►
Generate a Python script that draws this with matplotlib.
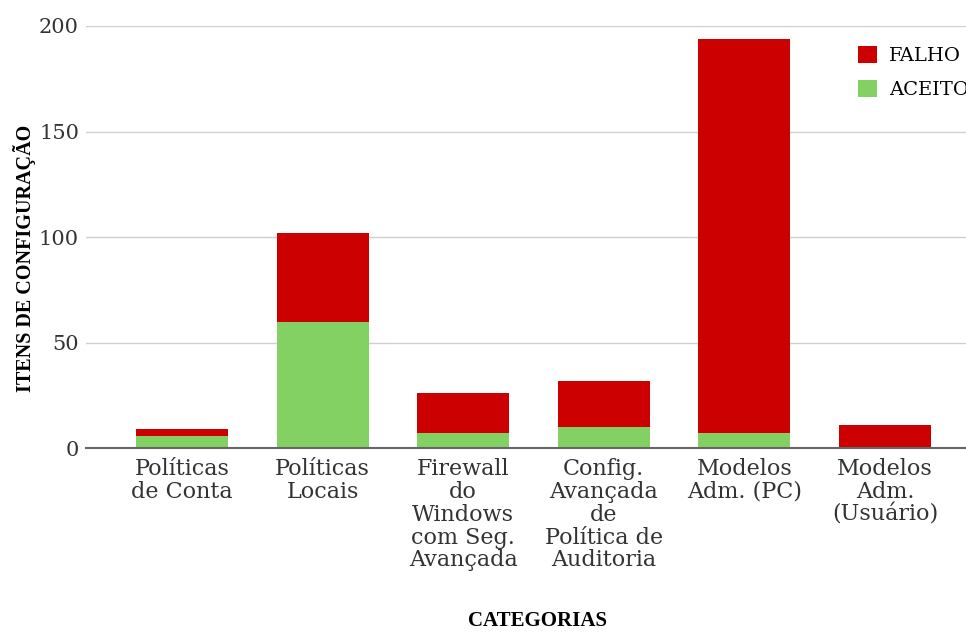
import numpy as np
import matplotlib.pyplot as plt

categorias = ["Políticas\nde Conta", "Políticas\nLocais",
              "Firewall\ndo\nWindows\ncom Seg.\nAvançada",
              "Config.\nAvançada\nde\nPolítica de\nAuditoria",
              "Modelos\nAdm. (PC)", "Modelos\nAdm.\n(Usuário)"]
aceito = [6, 60, 7, 10, 7, 0]
falho = [3, 42, 19, 22, 187, 11]

cor_aceito = "#82d162"
cor_falho = "#cc0000"

fig = plt.figure(figsize=(9.66, 6.34), dpi=100)
ax = fig.add_axes([0.089, 0.293, 0.911, 0.666])

x = np.arange(len(categorias))
ax.bar(x, aceito, width=0.655, color=cor_aceito, label="ACEITO", zorder=3)
ax.bar(x, falho, width=0.655, bottom=aceito, color=cor_falho, label="FALHO", zorder=3)

ax.set_xlim(-0.683, 5.576)
ax.set_ylim(0, 200)
ax.set_yticks([0, 50, 100, 150, 200])
ax.grid(axis="y", color="#d0d0d0", linewidth=1, zorder=0)
for s in ["top", "right", "left"]:
    ax.spines[s].set_visible(False)
ax.spines["bottom"].set_color("#666666")
ax.spines["bottom"].set_linewidth(1.5)
ax.spines["bottom"].set_zorder(4)
ax.tick_params(length=0, labelsize=15, labelcolor="#333333")
ax.tick_params(axis="x", pad=7, labelsize=16)
ax.tick_params(axis="y", pad=5)
ax.set_xticks(x)
ax.set_xticklabels(categorias, fontfamily="DejaVu Serif", linespacing=1.05, va="top")
for lbl in ax.get_yticklabels():
    lbl.set_fontfamily("DejaVu Serif")

ax.set_ylabel("ITENS DE CONFIGURAÇÃO", fontfamily="Liberation Serif",
              fontweight="bold", fontsize=14.5)
ax.yaxis.set_label_coords(-0.057, 0.45)
fig.text(0.556, 0.004, "CATEGORIAS", fontfamily="Liberation Serif",
         fontweight="bold", fontsize=15, ha="center", va="bottom")

handles, labels = ax.get_legend_handles_labels()
ax.legend(handles[::-1], labels[::-1], loc="upper left", bbox_to_anchor=(0.868, 0.972),
          frameon=False, handlelength=1.0, handleheight=1.0,
          prop={"family": "DejaVu Serif", "size": 14}, labelspacing=0.75,
          handletextpad=0.6, borderaxespad=0)

fig.savefig("out.png", dpi=100)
◄
PROBLEM TO WORK ON: Determine the number of lines where the string "matplotlib" occurs, and give that number only.

TASK ANSWER: 2